10. Late in the novel, “a wave of fatalism” sweeps over Talcott and he wonders “whether I could have done anything differently, or if, once the Judge died, setting his awful plan in motion, and Jack Ziegler showed up demanding to know the arrangements, everything else was fixed. Whether my marriage, even, was doomed from the day of the funeral” [p. 533]. Is the story fated to end as it does or could Talcott have changed its outcome? What might he have done differently?

11. The Emperor of Ocean Park is not merely a thriller, but also an extended critique of American culture, commenting on issues of family, religion, law, education, race, marriage, wealth, and politics. What do the frequent philosophical digressions add to the novel? What beliefs and values does Talcott Garland try to live by?

12. During a dinner-table argument, Dr. Young asserts that Satan “always attacks us in the same ways.... He attacks us with sexual desire and other temptations that distract the body. He attacks us with drink and drugs and other temptations that addle the brain. He attacks us with racial hatred and love of money and other temptations that distort the soul” [p. 346]. How does this perspective illuminate the behavior of the major characters in the novel? Who gives in to the temptations that Dr. Young describes in this speech? Who resists them?

13. How do Talcott’s relationships with his family—with his father, his sister, his brother, his wife, and his son—change over the course of the novel?

14. When Talcott retells the story of how he and his future wife had gotten out of the Burial Ground by crawling through a drainage tunnel, he writes: “Some metaphors need no interpretation” [p. 515]. Is the meaning of this metaphor obvious? How should the escape from the cemetery be interpreted? How is the Burial Ground itself important to the novel’s plot?

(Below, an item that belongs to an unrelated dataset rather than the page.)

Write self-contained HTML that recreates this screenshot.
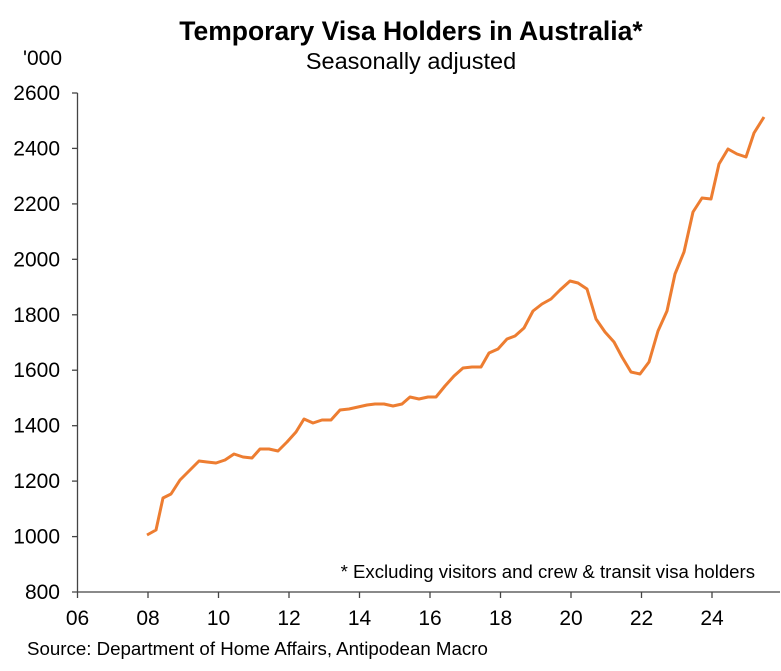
<!DOCTYPE html>
<html><head><meta charset="utf-8"><style>
body{margin:0;background:#fff;}
svg text{font-family:"Liberation Sans",Arial,sans-serif;fill:#000;}
</style></head><body>
<svg width="781" height="666" viewBox="0 0 781 666" xmlns="http://www.w3.org/2000/svg">
<text x="411" y="40" font-size="26.5" font-weight="bold" text-anchor="middle">Temporary Visa Holders in Australia*</text>
<text x="411" y="69" font-size="23.5" text-anchor="middle">Seasonally adjusted</text>
<text x="62" y="65" font-size="21" text-anchor="end">'000</text>
<g stroke="#444" stroke-width="1.3" fill="none">
<line x1="77.5" y1="93" x2="77.5" y2="592"/>
<line x1="72" y1="592" x2="780" y2="592"/>
<line x1="72" y1="93" x2="77.5" y2="93"/><line x1="72" y1="148.4" x2="77.5" y2="148.4"/><line x1="72" y1="203.9" x2="77.5" y2="203.9"/><line x1="72" y1="259.3" x2="77.5" y2="259.3"/><line x1="72" y1="314.8" x2="77.5" y2="314.8"/><line x1="72" y1="370.2" x2="77.5" y2="370.2"/><line x1="72" y1="425.7" x2="77.5" y2="425.7"/><line x1="72" y1="481.1" x2="77.5" y2="481.1"/><line x1="72" y1="536.6" x2="77.5" y2="536.6"/>
<line x1="77.5" y1="592" x2="77.5" y2="598"/><line x1="148" y1="592" x2="148" y2="598"/><line x1="218.5" y1="592" x2="218.5" y2="598"/><line x1="289" y1="592" x2="289" y2="598"/><line x1="359.5" y1="592" x2="359.5" y2="598"/><line x1="430" y1="592" x2="430" y2="598"/><line x1="500.5" y1="592" x2="500.5" y2="598"/><line x1="571" y1="592" x2="571" y2="598"/><line x1="641.5" y1="592" x2="641.5" y2="598"/><line x1="712" y1="592" x2="712" y2="598"/>
</g>
<g font-size="21" text-anchor="end">
<text x="60" y="100">2600</text><text x="60" y="155.4">2400</text><text x="60" y="210.9">2200</text><text x="60" y="266.3">2000</text><text x="60" y="321.8">1800</text><text x="60" y="377.2">1600</text><text x="60" y="432.7">1400</text><text x="60" y="488.1">1200</text><text x="60" y="543.6">1000</text><text x="60" y="599">800</text>
</g>
<g font-size="21" text-anchor="middle">
<text x="77.5" y="625">06</text><text x="148" y="625">08</text><text x="218.5" y="625">10</text><text x="289" y="625">12</text><text x="359.5" y="625">14</text><text x="430" y="625">16</text><text x="500.5" y="625">18</text><text x="571" y="625">20</text><text x="641.5" y="625">22</text><text x="712" y="625">24</text>
</g>
<text x="755" y="578" font-size="18.6" text-anchor="end">* Excluding visitors and crew &amp; transit visa holders</text>
<text x="27" y="655" font-size="18.7">Source: Department of Home Affairs, Antipodean Macro</text>
<polyline fill="none" stroke="#ED7D31" stroke-width="3" stroke-linejoin="round" points="147,535 156,530 163,498 171,494 180,480 190,470 199,461 207,462 216,463 225,460 234,454 243,457 252,458 260,449 269,449 278,451 287,442 296,432 304,419 313,423 322,420 331,420 340,410 349,409 358,407 367,405 375,404 384,404 393,406 402,404 410,397 419,399 428,397 436,397 445,386 454,376 463,368 472,367 481,367 489,353 498,349 507,339 515,336 524,328 533,311 542,304 551,299 560,290 570,281 578,283 587,289 596,319 605,332 614,342 622,357 631,372 640,374 649,362 658,331 667,311 675,274 684,252 693,212 702,198 711,199 719,164 728,149 737,154 746,157 754,133 764,117"/>
</svg>
</body></html>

15. As the Judge’s secret life is revealed, Dana Worth, a woman who had always admired Oliver Garland, tells Talcott: “I don’t want to say he was evil...but he wasn’t just deluded, either” [p. 615]. How should the Judge finally be judged? What drove him to do what he did? Are his actions understandable? Forgivable?

16. When he delivers the eulogy at Theo Mountain’s funeral, Talcott breaks down weeping. “I suppose people think I was crying over Theo. Maybe I was, a little. But, mainly, I was crying over all the good things that will never be again, and the way the Lord, when you least expect it, forces you to grow up” [p. 620]. What are the “good things” Talcott mourns the loss of here? In what ways has the Lord forced him to “grow up”? How have the events of the novel changed him?